The events of April 19 convinced many more Americans to arm themselves and to embody independent militia. A report from New York City observed that “the inhabitants there are arming themselves . . . forming companies, and taking every method to defend our rights. The like spirit prevails in the province of New Jersey, where a large and well disciplined militia are now fit for action.”In Virginia, Lord Dunmore observed: “Every County is now Arming a Company of men whom they call an independent Company for the avowed purpose of protecting their Committee, and to be employed against Government if occasion require.” North Carolina’s Royal Governor Josiah Martin issued a proclamation outlawing independent militia, but it had little effect.
This sounds a lot less like a top-down, government sanctioned movement, than a bottom up, grassroots rebellion. That is indeed what it was to anyone who is not a fool or self-deluded. I encourage you to read the whole thing. It’s basically a good summary of what you may find in a larger, more detailed book on the subject, “Paul Revere’s Ride,” by David Hackett Fischer.

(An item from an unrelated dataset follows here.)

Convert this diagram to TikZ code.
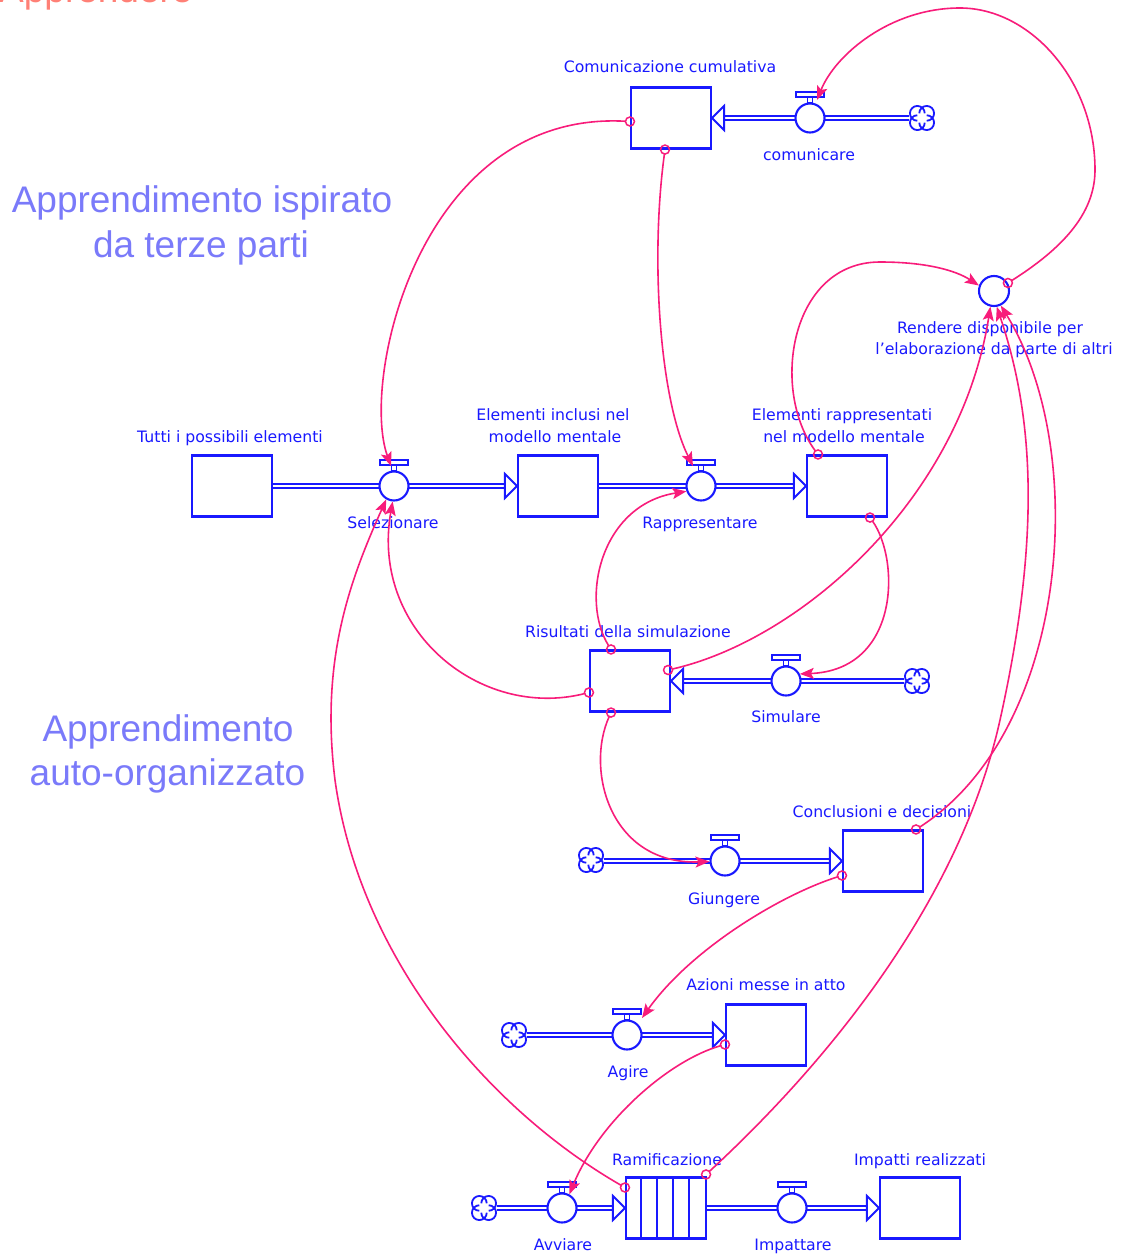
\documentclass[tikz,border=0pt]{standalone}
\usepackage{fontspec}
\setmainfont{DejaVu Sans}
\newfontfamily\titlefont{Liberation Sans}
\usetikzlibrary{arrows.meta,calc}
\definecolor{sdblue}{RGB}{25,25,255}
\definecolor{lnk}{RGB}{248,28,122}
\definecolor{ttlblue}{RGB}{122,122,250}
\definecolor{salmonc}{RGB}{255,128,118}
\pgfdeclarelayer{bg}
\pgfsetlayers{bg,main}
\tikzset{
  stock/.style={draw=sdblue, line width=2.1pt, fill=white, minimum width=80pt, minimum height=61pt, inner sep=0pt},
  valvec/.style={circle, draw=sdblue, line width=2.1pt, fill=white, minimum size=29pt, inner sep=0pt},
  valvet/.style={draw=sdblue, line width=1.8pt, fill=white},
  auxc/.style={circle, draw=sdblue, line width=2.1pt, fill=white, minimum size=30pt, inner sep=0pt},
  cloudn/.style={circle, minimum size=26pt, inner sep=0pt},
  cloudline/.style={draw=sdblue, line width=1.8pt},
  pipe/.style={draw=sdblue, line width=1.7pt, double=white, double distance=2.4pt},
  flowhd/.style={draw=sdblue, line width=2pt, fill=white, line join=miter},
  lbl/.style={text=sdblue, font=\fontsize{15.7}{19}\selectfont, inner sep=0pt, anchor=base},
  ttl/.style={text=ttlblue, font=\titlefont\fontsize{37}{44}\selectfont, inner sep=0pt, anchor=base},
  conn/.style={draw=lnk, line width=1.6pt, shorten <=4.5pt, -{Stealth[length=14pt,width=11pt,inset=3pt]}},
  srcdot/.style={draw=lnk, line width=1.5pt},
}
\newcommand\mkvalve[2]{%
  \node[valvec] (#1) at (#2) {};
  \draw[valvet] ($(#1.center)+(-2.5,-21)$) rectangle ($(#1.center)+(2.5,-15.5)$);
  \draw[valvet] ($(#1.center)+(-14,-26)$) rectangle ($(#1.center)+(14,-21)$);
}
\newcommand\mkcloud[2]{%
  \node[cloudn] (#1) at (#2) {};
  \foreach \a in {0,90,180,270}{%
    \draw[cloudline] ($(#1.center)+(\a+45:6.6)+(\a-90:7.4)$) arc[start angle=\a-90, end angle=\a+180, radius=7.4];
  }
}
\begin{document}
\begin{tikzpicture}[x=1pt,y=-1pt]
\useasboundingbox (0,0) rectangle (1120,1255);
\clip (0,0) rectangle (1120,1255);

% titles
\node[ttl, text=salmonc, anchor=base west] (tapp) at (-1,3) {Apprendere};
\node[ttl] (t1a) at (202,212) {Apprendimento ispirato};
\node[ttl] (t1b) at (201,257) {da terze parti};
\node[ttl] (t2a) at (168,741) {Apprendimento};
\node[ttl] (t2b) at (167.5,785) {auto-organizzato};

% stocks
\node[stock] (comstock) at (671,118) {};
\node[stock] (tutti) at (232,486) {};
\node[stock] (inclusi) at (558,486) {};
\node[stock] (rappr) at (847,486) {};
\node[stock] (risult) at (630,681) {};
\node[stock] (concl) at (883,861) {};
\node[stock] (azioni) at (766,1035) {};
\node[stock] (ramif) at (666,1208) {};
\node[stock] (impatti) at (920,1208) {};
\foreach \k in {1,2,3,4}{\draw[draw=sdblue, line width=1.8pt] ($(ramif.north west)+(16*\k,0)$) -- ($(ramif.south west)+(16*\k,0)$);}

% clouds
\mkcloud{comcl}{922,118}
\mkcloud{simcl}{917,681}
\mkcloud{giucl}{591,860}
\mkcloud{agicl}{514,1035}
\mkcloud{avvcl}{484,1208}

% pipes
\begin{pgfonlayer}{bg}
\fill[white] (0,0) rectangle (1120,1255);
\draw[pipe] (comcl.west) -- ($(comstock.east)+(12,0)$);
\draw[pipe] (tutti.east) -- ($(inclusi.west)+(-12,0)$);
\draw[pipe] (inclusi.east) -- ($(rappr.west)+(-12,0)$);
\draw[pipe] (simcl.west) -- ($(risult.east)+(12,0)$);
\draw[pipe] (giucl.east |- concl.west) -- ($(concl.west)+(-12,0)$);
\draw[pipe] (agicl.east) -- ($(azioni.west)+(-12,0)$);
\draw[pipe] (avvcl.east) -- ($(ramif.west)+(-12,0)$);
\draw[pipe] (ramif.east) -- ($(impatti.west)+(-12,0)$);
\end{pgfonlayer}
\draw[flowhd] (comstock.east) -- ++(12,-12) -- ++(0,24) -- cycle;
\draw[flowhd] (inclusi.west) -- ++(-12,-12) -- ++(0,24) -- cycle;
\draw[flowhd] (rappr.west) -- ++(-12,-12) -- ++(0,24) -- cycle;
\draw[flowhd] (risult.east) -- ++(12,-12) -- ++(0,24) -- cycle;
\draw[flowhd] (concl.west) -- ++(-12,-12) -- ++(0,24) -- cycle;
\draw[flowhd] (azioni.west) -- ++(-12,-12) -- ++(0,24) -- cycle;
\draw[flowhd] (ramif.west) -- ++(-12,-12) -- ++(0,24) -- cycle;
\draw[flowhd] (impatti.west) -- ++(-12,-12) -- ++(0,24) -- cycle;

% valves
\mkvalve{comv}{810,118}
\mkvalve{selv}{394,486}
\mkvalve{rapv}{701,486}
\mkvalve{simv}{786,681}
\mkvalve{giuv}{725,861}
\mkvalve{agiv}{627,1035}
\mkvalve{avvv}{562,1208}
\mkvalve{impv}{792,1208}
\node[auxc] (rend) at (994,291) {};

% labels
\node[lbl] (lcom) at (670,73) {Comunicazione cumulativa};
\node[lbl] (lcomv) at (809,160) {comunicare};
\node[lbl] (ltutti) at (230,442) {Tutti i possibili elementi};
\node[lbl] (lincl1) at (553,420) {Elementi inclusi nel};
\node[lbl] (lincl2) at (555,442) {modello mentale};
\node[lbl] (lrap1) at (842,420) {Elementi rappresentati};
\node[lbl] (lrap2) at (844,442) {nel modello mentale};
\node[lbl] (lsel) at (393,528) {Selezionare};
\node[lbl] (lrapv) at (700,528) {Rappresentare};
\node[lbl] (lrend1) at (990,333) {Rendere disponibile per};
\node[lbl] (lrend2) at (994,354) {l'elaborazione da parte di altri};
\node[lbl] (lris) at (628,637) {Risultati della simulazione};
\node[lbl] (lsim) at (786,722) {Simulare};
\node[lbl] (lconc) at (882,817) {Conclusioni e decisioni};
\node[lbl] (lgiu) at (724,904) {Giungere};
\node[lbl] (lazi) at (766,990) {Azioni messe in atto};
\node[lbl] (lagi) at (628,1077) {Agire};
\node[lbl] (lram) at (667,1165) {Ramificazione};
\node[lbl] (limp) at (920,1165) {Impatti realizzati};
\node[lbl] (lavv) at (563,1250) {Avviare};
\node[lbl] (limpv) at (793,1250) {Impattare};

% connector sources
\coordinate (s1) at ($(comstock.west)+(0,3.5)$);
\coordinate (s2) at ($(comstock.south)+(-6,0)$);
\coordinate (s3) at (rend.30);
\coordinate (s4) at ($(rappr.north)+(-29,0)$);
\coordinate (s5) at ($(risult.east)+(-3,-11)$);
\coordinate (s6) at ($(concl.north)+(33,0)$);
\coordinate (s7) at ($(ramif.north east)+(-1,-2)$);
\coordinate (s8) at ($(rappr.south)+(23,0)$);
\coordinate (s9) at ($(risult.north)+(-19,0)$);
\coordinate (s10) at ($(risult.west)+(0,11.5)$);
\coordinate (s11) at ($(risult.south)+(-19,0)$);
\coordinate (s12) at ($(concl.west)+(0,14.5)$);
\coordinate (s13) at ($(azioni.west)+(0,9.5)$);
\coordinate (s14) at ($(ramif.west)+(0,-20.5)$);

% connectors
\draw[conn] (s1) .. controls (420,110) and (360,380) .. ($(selv.center)+(-3,-20)$);
\draw[conn] (s2) .. controls (650,260) and (660,400) .. ($(rapv.center)+(-8,-20)$);
\draw[conn] (s3) .. controls (1060,250) and (1095,215) .. (1095,170)
   .. controls (1095,80) and (1030,8) .. (960,8)
   .. controls (890,8) and (835,55) .. ($(comv.center)+(7,-18)$);
\draw[conn] (s4) .. controls (770,390) and (790,262) .. (880,262)
   .. controls (925,262) and (955,270) .. (rend.160);
\draw[conn] (s5) .. controls (800,640) and (960,500) .. (rend.-103);
\draw[conn] (s6) .. controls (1070,730) and (1090,450) .. (rend.-65);
\draw[conn] (s7) .. controls (830,1060) and (960,900) .. (1000,720)
   .. controls (1040,540) and (1035,420) .. (rend.-80);
\draw[conn] (s8) .. controls (900,560) and (900,670) .. (simv.27);
\draw[conn] (s9) .. controls (580,600) and (600,505) .. (rapv.200);
\draw[conn] (s10) .. controls (480,720) and (370,630) .. (selv.-95);
\draw[conn] (s11) .. controls (585,770) and (610,865) .. (giuv.182);
\draw[conn] (s12) .. controls (780,895) and (690,950) .. ($(agiv.center)+(15,-17)$);
\draw[conn] (s13) .. controls (670,1060) and (600,1120) .. (avvv.62);
\draw[conn] (s14) .. controls (490,1110) and (360,960) .. (335,780)
   .. controls (320,660) and (350,580) .. (selv.-120);
\foreach \s in {s1,s2,s3,s4,s5,s6,s7,s8,s9,s10,s11,s12,s13,s14}{\draw[srcdot] (\s) circle[radius=4.5];}
\end{tikzpicture}
\end{document}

From the book:
As the Lexington militia gathered on the Common, Captain Parker exchanged a few words with each individual. He did so less as their commander than as their neighbor, kinsman, and friend. These sturdy yeomen did not expect to be told what to do by anyone. They were accustomed to judge for themselves. Many were hardworking dairy farmers in a community that was already known as a “milk town” for the Boston market. Their ages ranged from sixteen to sixty-six, but most were mature men in their thirties and forties. They were men of property and independence who served on juries, voted in town meetings, ran the Congregational church, managed their own affairs, and felt beholden to none but the Almighty.

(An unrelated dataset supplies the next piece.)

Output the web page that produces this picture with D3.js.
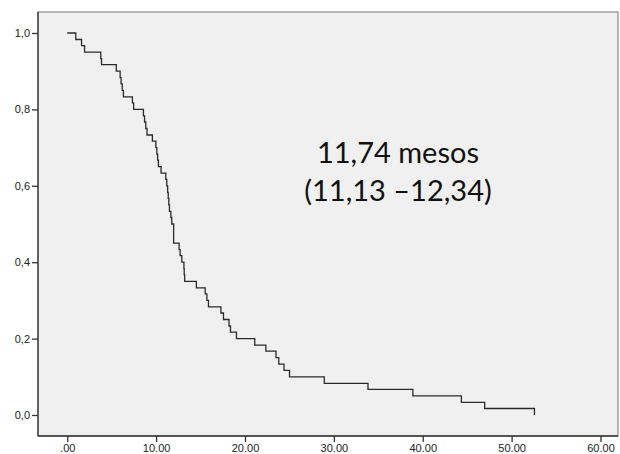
<!DOCTYPE html>
<html>
<head>
<meta charset="utf-8">
<script src="https://cdn.jsdelivr.net/npm/d3@7"></script>
<style>
  html, body { margin: 0; padding: 0; background: #fff; }
  svg { display: block; }
  .tick text { font-family: "Liberation Sans", Arial, sans-serif; font-size: 11px; fill: #222; }
</style>
</head>
<body>
<svg id="chart" width="620" height="454"></svg>
<script>
/* Kaplan-Meier curve, survival in months */

// event times (months) and survival after each event
const eventTimes = [0.96, 1.61, 1.95, 3.77, 3.86, 5.52, 5.95, 6.06, 6.19, 6.32,
  7.33, 7.47, 8.57, 8.70, 8.84, 8.98, 9.58, 9.97, 10.08, 10.17,
  10.26, 10.56, 11.09, 11.20, 11.30, 11.36, 11.43, 11.50, 11.66, 11.76,
  11.97, 11.97, 11.97, 12.59, 12.70, 12.89, 13.13, 13.16, 13.21, 14.53,
  15.52, 15.71, 15.89, 17.29, 17.58, 18.20, 18.37, 19.04, 21.10, 22.35,
  23.49, 23.80, 24.39, 25.01, 28.92, 33.84, 38.89, 44.35, 46.97, 52.57];
const survival = [0.983, 0.967, 0.950, 0.933, 0.917, 0.900, 0.883, 0.867, 0.850, 0.833,
  0.817, 0.800, 0.783, 0.767, 0.750, 0.733, 0.717, 0.700, 0.683, 0.667,
  0.650, 0.633, 0.617, 0.600, 0.583, 0.567, 0.550, 0.533, 0.517, 0.500,
  0.483, 0.467, 0.450, 0.433, 0.417, 0.400, 0.383, 0.367, 0.350, 0.333,
  0.317, 0.300, 0.283, 0.267, 0.250, 0.233, 0.217, 0.200, 0.183, 0.167,
  0.150, 0.133, 0.117, 0.100, 0.083, 0.067, 0.050, 0.033, 0.017, 0.000];

const xTicks = [0, 10, 20, 30, 40, 50, 60];
const xTickLabels = ['.00', '10.00', '20.00', '30.00', '40.00', '50.00', '60.00'];
const yTicks = [0, 0.2, 0.4, 0.6, 0.8, 1.0];
const yTickLabels = ['0,0', '0,2', '0,4', '0,6', '0,8', '1,0'];
const noteLines = ['11,74 mesos', '(11,13 \u201312,34)'];

const margin = { left: 38, top: 12, right: 2, bottom: 18 };
const width = 620, height = 454;

const svg = d3.select('#chart');

const x = d3.scaleLinear().domain([-3.29, 61.97]).range([margin.left, width - margin.right]);
const y = d3.scaleLinear().domain([-0.055, 1.055]).range([height - margin.bottom, margin.top]);

// plot background + frame
svg.append('rect')
  .attr('x', margin.left).attr('y', margin.top)
  .attr('width', width - margin.right - margin.left)
  .attr('height', height - margin.bottom - margin.top)
  .attr('fill', '#f0f0f0')
  .attr('stroke', '#8a8a8a').attr('stroke-width', 1.2);

// step line starting at (0, 1)
const pts = [[0, 1]].concat(eventTimes.map((t, i) => [t, survival[i]]));
const line = d3.line().x(d => x(d[0])).y(d => y(d[1])).curve(d3.curveStepAfter);

svg.append('path')
  .datum(pts)
  .attr('d', line)
  .attr('fill', 'none')
  .attr('stroke', '#2a2a2a')
  .attr('stroke-width', 1.3);

// axes
const xAxis = d3.axisBottom(x).tickValues(xTicks)
  .tickFormat((d, i) => xTickLabels[i]).tickSize(6).tickPadding(2);
const gx = svg.append('g')
  .attr('transform', `translate(0,${height - margin.bottom})`)
  .call(xAxis);
gx.select('.domain').attr('stroke', '#333').attr('stroke-width', 1.3)
  .attr('d', `M${margin.left},0H${width - margin.right}`);
gx.selectAll('.tick line').attr('stroke', '#333').attr('stroke-width', 1.3);

const yAxis = d3.axisLeft(y).tickValues(yTicks)
  .tickFormat((d, i) => yTickLabels[i]).tickSize(6).tickPadding(2);
const gy = svg.append('g')
  .attr('transform', `translate(${margin.left},0)`)
  .call(yAxis);
gy.select('.domain').attr('stroke', '#333').attr('stroke-width', 1.3)
  .attr('d', `M0,${margin.top}V${height - margin.bottom}`);
gy.selectAll('.tick line').attr('stroke', '#333').attr('stroke-width', 1.3);

// median annotation
svg.append('g').selectAll('text').data(noteLines).join('text')
  .attr('x', 398)
  .attr('y', (d, i) => 163 + i * 38)
  .attr('text-anchor', 'middle')
  .attr('font-family', 'Lato, "Open Sans", sans-serif')
  .attr('font-size', 29)
  .attr('fill', '#111')
  .text(d => d);
</script>
</body>
</html>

This does not comport with the top-down organization, more similar to the modern National Guard, that our opponents imagine colonial militia were like. It is more akin to that of a modern day volunteer fire department, only in an age where that was everyone’s responsibility, and not just the few who chose to serve. It’s pretty clear there was very little or no official state sanction during the early days of the American Revolution, when most of the fighting was being done by independent militias, controlled more by civil society than by government.
If our opponents chose to argue that our modern society is devoid of the kind of “republican virtue” our founders thought was necessary for a free people, they’d likely find a lot of agreement from our side. We are not the same society, and that is one reason we’ve chosen to argue the self-defense aspects of the right more than the civic aspects of an armed population. It’s also part of the reason this country will probably, from here on out, always have some degree of gun control, the forms of which today were largely alien to the founding period.

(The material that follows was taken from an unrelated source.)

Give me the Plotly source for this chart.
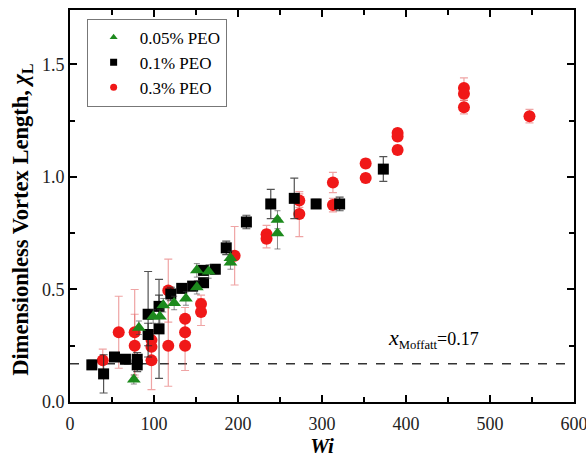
import plotly.graph_objects as go

# Wi and dimensionless vortex length for three PEO concentrations
wi_005 = [76, 82, 99, 107, 111, 124, 138, 151, 151, 165, 191, 191, 247, 247]
xl_005 = [0.10, 0.33, 0.38, 0.38, 0.43, 0.44, 0.46, 0.51, 0.585, 0.58, 0.64, 0.62, 0.81, 0.75]
err_005 = [0.02, 0.03, 0.03, 0.03, 0.03, 0.03, 0.03, 0.03, 0.03, 0.03, 0.03, 0.03, 0.04, 0.07]

wi_01 = [26, 40, 53, 66, 80, 80, 93, 93, 106, 106, 120, 133, 146, 159, 159, 173, 186, 210, 239, 267, 293, 321, 373]
xl_01 = [0.165, 0.125, 0.20, 0.19, 0.19, 0.165, 0.30, 0.39, 0.325, 0.425, 0.48, 0.505, 0.515, 0.53, 0.585,
         0.59, 0.685, 0.80, 0.88, 0.905, 0.88, 0.88, 1.035]
err_01 = [0.02, 0.085, 0.02, 0.02, 0.03, 0.03, 0.05, 0.19, 0.22, 0.05, 0.03, 0.02, 0.02, 0.02, 0.02,
          0.02, 0.03, 0.03, 0.065, 0.09, 0.02, 0.03, 0.055]

wi_03 = [39, 58, 77, 77, 97, 97, 97, 117, 117, 137, 137, 137, 156, 156, 196, 234, 234,
         273, 273, 313, 313, 352, 352, 390, 390, 390, 469, 469, 469, 547]
xl_03 = [0.185, 0.31, 0.31, 0.25, 0.275, 0.245, 0.185, 0.495, 0.25, 0.37, 0.31, 0.25, 0.435, 0.40,
         0.65, 0.745, 0.725, 0.895, 0.835, 0.975, 0.875, 1.06, 0.995, 1.195, 1.18, 1.12,
         1.395, 1.37, 1.31, 1.27]
err_03 = [0.05, 0.16, 0.19, 0.14, 0.04, 0.06, 0.13, 0.14, 0.18, 0.05, 0.05, 0.11, 0.04, 0.06,
          0.13, 0.04, 0.04, 0.03, 0.10, 0.045, 0.03, 0.02, 0.02, 0.02, 0.02, 0.02,
          0.045, 0.03, 0.03, 0.03]

series_names = ["0.05% PEO", "0.1% PEO", "0.3% PEO"]
moffatt = 0.17

FONT = "Liberation Serif"
GREEN = "#1d8a1d"
RED = "#f01818"

fig = go.Figure()

# Moffatt reference line
fig.add_trace(go.Scatter(x=[0, 600], y=[moffatt, moffatt], mode="lines",
                         line=dict(color="#333333", width=1.3, dash="dash"),
                         showlegend=False, hoverinfo="skip"))

fig.add_trace(go.Scatter(
    x=wi_03, y=xl_03, mode="markers", showlegend=False,
    marker=dict(symbol="circle", size=12, color=RED),
    error_y=dict(type="data", array=err_03, color="rgba(225,90,90,0.55)", thickness=1.2, width=4)))

fig.add_trace(go.Scatter(
    x=wi_01, y=xl_01, mode="markers", showlegend=False,
    marker=dict(symbol="square", size=11, color="black"),
    error_y=dict(type="data", array=err_01, color="rgba(40,40,40,0.8)", thickness=1.2, width=4)))

fig.add_trace(go.Scatter(
    x=wi_005, y=xl_005, mode="markers", showlegend=False,
    marker=dict(symbol="triangle-up", size=12, color=GREEN),
    error_y=dict(type="data", array=err_005, color="rgba(60,60,60,0.6)", thickness=1.0, width=3)))

# Legend entries with small symbols
for name, sym, col in zip(series_names, ["triangle-up", "square", "circle"], [GREEN, "black", RED]):
    fig.add_trace(go.Scatter(x=[None], y=[None], mode="markers", name=name,
                             marker=dict(symbol=sym, size=7, color=col)))

fig.add_annotation(x=433, y=0.283, xref="x", yref="y", showarrow=False,
                   text="<i><span style='font-size:22px'>x</span></i><sub>Moffatt</sub>=0.17",
                   font=dict(family=FONT, size=18, color="black"))

# Vertical axis title
fig.add_annotation(x=-0.095, y=0.465, xref="paper", yref="paper", showarrow=False,
                   textangle=-90, xanchor="center", yanchor="middle",
                   text="<b>Dimensionless Vortex Length, <i>χ</i><sub>L</sub></b>",
                   font=dict(family=FONT, size=22.5, color="black"))

axis_common = dict(showline=True, linecolor="black", linewidth=2, mirror="ticks",
                   ticks="inside", ticklen=7, tickwidth=2, tickcolor="black",
                   showgrid=False, zeroline=False, ticklabeloverflow="allow", automargin=False,
                   tickfont=dict(family=FONT, size=18, color="#222222"))

fig.update_xaxes(range=[0, 600], tickvals=[0, 100, 200, 300, 400, 500, 600],
                 minor=dict(ticks="inside", dtick=50, ticklen=5, tickwidth=2, tickcolor="black"),
                 title=dict(text="<b><i>Wi</i></b>", font=dict(family=FONT, size=21, color="black"), standoff=6),
                 ticklabelstandoff=4,
                 **axis_common)
fig.update_yaxes(range=[0, 1.742], dtick=0.5, tick0=0, tickformat=".1f",
                 minor=dict(ticks="inside", dtick=0.25, ticklen=5, tickwidth=2, tickcolor="black"),
                 **axis_common)

fig.update_layout(
    width=586, height=459,
    margin=dict(l=70, r=12, t=10, b=57, autoexpand=False),
    paper_bgcolor="white", plot_bgcolor="white",
    font=dict(family=FONT),
    legend=dict(x=0.033, y=0.978, xanchor="left", yanchor="top",
                bgcolor="white", bordercolor="#777777", borderwidth=1,
                font=dict(family=FONT, size=17, color="black"),
                tracegroupgap=0, itemwidth=42),
)

fig.write_html("out.html")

So why do many in the gun control movement feel a need to imagine history? I think it is precisely because they are fundamentally uncomfortable with the republican virtues of this country’s founding. They are more at home with the virtue of a Bismarckian state rather than a Lockean republic. They are children of social democratic virtues; of state, central planning, and command economies, which would have been utterly foreign and lamentable to people schooled on Locke, Smith, and Montesquieu. But regardless of the values they cherish, or their pursue, it is simply wrong to project social democratic values on what was a very republican age. It is more honest to insist they are simply old, tired and worn ideas who’s time is up. There was a time when progressives indeed argued that. Perhaps it says something about their relative influence on the culture today that they feel they must couch their foreign ideas in the flag of American republicanism in order to find any appeal among the people.